I enjoyed Hotel Poseidon a lot more when it was over than while I was watching it – there’s so much to admire and appreciate in this glum-surreal nightmare, but it goes out of its way to permeate every frame with grime and put grating noises on the soundtrack. Hapless loser protagonist Dave (Tom Vermeir) is assailed by a succession of grotesque characters who want to give him a hard time. Writer-director Stef Lernous has a background in theatre – his company is called Abattoir Fermé – and creates an entirely setbound world in the eponymous hotel, which at one point contains a primordial jungle but never affords a glimpse of any world outside. It has echoes of Eraserhead, Forbidden World and Delicatessen in its stylised but down-at-heel approach, but also feels as if it could just be showing you a day in someone’s hell, full of deeply personal material that seems confounding to outsiders.
Dave trudges around the decaying aquarium-themed hotel he inherited from his father (Gene Bervoets, of The Vanishing), which is officially closed but still has residents or squatters in various corners. Dutch tourist Nora (Anneke Sluiters) cajoles her way in to stay overnight, and seems the most normal person in the film – though it turns out she has some sort of Poison Ivy mad science experiment in mind.
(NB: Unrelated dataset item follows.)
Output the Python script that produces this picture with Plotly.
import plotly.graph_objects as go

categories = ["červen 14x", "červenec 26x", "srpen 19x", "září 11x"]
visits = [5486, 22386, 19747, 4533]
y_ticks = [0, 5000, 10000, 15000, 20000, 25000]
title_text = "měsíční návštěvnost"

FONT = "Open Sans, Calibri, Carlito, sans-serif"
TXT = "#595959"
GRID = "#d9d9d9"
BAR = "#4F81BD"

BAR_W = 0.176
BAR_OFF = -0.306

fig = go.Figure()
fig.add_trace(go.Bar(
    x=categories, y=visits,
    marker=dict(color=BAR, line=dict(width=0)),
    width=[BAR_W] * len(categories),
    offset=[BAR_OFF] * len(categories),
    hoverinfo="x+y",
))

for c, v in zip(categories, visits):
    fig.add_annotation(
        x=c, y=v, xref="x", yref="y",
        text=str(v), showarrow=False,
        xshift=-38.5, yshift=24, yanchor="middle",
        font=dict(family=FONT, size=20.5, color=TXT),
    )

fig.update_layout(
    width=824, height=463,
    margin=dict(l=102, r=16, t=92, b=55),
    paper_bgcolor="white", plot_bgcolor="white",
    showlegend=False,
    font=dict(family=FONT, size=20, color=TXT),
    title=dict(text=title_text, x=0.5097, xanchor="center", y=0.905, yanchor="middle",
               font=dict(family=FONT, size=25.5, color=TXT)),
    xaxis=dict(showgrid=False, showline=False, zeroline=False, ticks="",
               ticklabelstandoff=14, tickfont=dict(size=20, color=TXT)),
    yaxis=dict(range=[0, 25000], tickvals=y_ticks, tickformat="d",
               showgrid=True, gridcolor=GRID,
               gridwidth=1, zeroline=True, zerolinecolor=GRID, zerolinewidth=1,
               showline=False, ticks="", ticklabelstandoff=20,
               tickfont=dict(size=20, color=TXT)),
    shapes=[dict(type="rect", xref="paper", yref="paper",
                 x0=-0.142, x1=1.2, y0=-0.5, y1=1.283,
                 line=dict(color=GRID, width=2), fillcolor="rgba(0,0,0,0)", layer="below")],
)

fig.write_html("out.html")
Nora also finds a dead old woman in the halls – it’s Dave’s Aunt Lucy, whose pension has kept the family afloat, and he can’t afford the funeral costs (Tine Van den Wyngaert may give the film’s weirdest performance as a curiously cadenced undertaker). Jacki (Dominique Van Malder) is planning a big party at the hotel, and agrees to solve the Aunt Lucy problem if Dave gives him his deposit back – which sets up some gruesome corpse-disposal stuff, though that’s less disturbing than the big party, which is what might happen if John Waters’ regular cast hung out in one of the infernal night-spots from David Lynch’s films and did their patter schtick in Flemish.
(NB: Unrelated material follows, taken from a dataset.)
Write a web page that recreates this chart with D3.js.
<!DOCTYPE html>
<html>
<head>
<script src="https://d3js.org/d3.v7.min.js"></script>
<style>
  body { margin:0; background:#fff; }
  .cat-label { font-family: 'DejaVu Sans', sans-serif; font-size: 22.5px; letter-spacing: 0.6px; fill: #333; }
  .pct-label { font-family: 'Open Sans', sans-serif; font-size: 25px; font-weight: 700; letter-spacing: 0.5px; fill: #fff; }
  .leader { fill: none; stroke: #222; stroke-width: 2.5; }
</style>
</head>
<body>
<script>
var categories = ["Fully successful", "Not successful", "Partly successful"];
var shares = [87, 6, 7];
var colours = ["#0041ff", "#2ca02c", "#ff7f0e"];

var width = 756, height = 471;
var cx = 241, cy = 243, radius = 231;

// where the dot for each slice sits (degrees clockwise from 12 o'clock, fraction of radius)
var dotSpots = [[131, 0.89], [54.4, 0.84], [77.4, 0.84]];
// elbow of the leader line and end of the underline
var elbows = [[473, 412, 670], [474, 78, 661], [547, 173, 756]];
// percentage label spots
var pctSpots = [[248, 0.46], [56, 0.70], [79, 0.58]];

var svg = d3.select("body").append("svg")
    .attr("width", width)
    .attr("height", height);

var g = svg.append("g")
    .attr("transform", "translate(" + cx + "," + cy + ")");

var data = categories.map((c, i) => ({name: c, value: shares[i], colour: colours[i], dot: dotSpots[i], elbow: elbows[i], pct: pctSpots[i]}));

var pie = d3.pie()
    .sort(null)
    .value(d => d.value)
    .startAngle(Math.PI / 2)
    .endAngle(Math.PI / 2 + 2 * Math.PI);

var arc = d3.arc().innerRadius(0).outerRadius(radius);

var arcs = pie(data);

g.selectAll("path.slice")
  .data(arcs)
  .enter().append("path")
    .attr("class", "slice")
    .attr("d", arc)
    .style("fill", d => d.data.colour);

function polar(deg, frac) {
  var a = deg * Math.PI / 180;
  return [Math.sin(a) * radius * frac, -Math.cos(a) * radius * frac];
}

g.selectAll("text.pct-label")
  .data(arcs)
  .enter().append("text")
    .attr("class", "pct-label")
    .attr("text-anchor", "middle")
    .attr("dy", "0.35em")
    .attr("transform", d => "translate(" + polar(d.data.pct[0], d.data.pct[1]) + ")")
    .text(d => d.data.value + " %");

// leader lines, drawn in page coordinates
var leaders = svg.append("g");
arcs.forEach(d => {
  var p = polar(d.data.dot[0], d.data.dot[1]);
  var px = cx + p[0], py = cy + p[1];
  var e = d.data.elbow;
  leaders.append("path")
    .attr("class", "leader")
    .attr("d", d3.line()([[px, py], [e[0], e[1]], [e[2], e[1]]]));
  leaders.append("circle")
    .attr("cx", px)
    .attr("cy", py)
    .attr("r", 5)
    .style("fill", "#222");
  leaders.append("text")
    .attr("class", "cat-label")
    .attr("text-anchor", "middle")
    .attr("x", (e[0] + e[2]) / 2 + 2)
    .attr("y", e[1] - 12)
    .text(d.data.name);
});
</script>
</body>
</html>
Then, Dave finds himself in that jungle, observed by Nora and minions, living apparently for years among foliage, mists and unseen fauna in what might be a very abstruse inversion of the opening and closing scenes of 2001 (Vermeir does an a capella ‘Daisy’ over the end credits). There’s only one ending imaginable for this sort of recurring bad dream, and Lernous’ doesn’t hold back from it. It’s consistent, at least – characters sport pancakey stage makeup and Joker grins, everything is damp and filthy, the electrics are rickety and on the point of seizing up – and Lernous obviously relishes the chance to play with shots and scenes from his favourite films, with one long-kiss-in-a-lift moment modelled on Vertigo but with a very different bit of stage trickery as a set is dismantled around a smooching couple.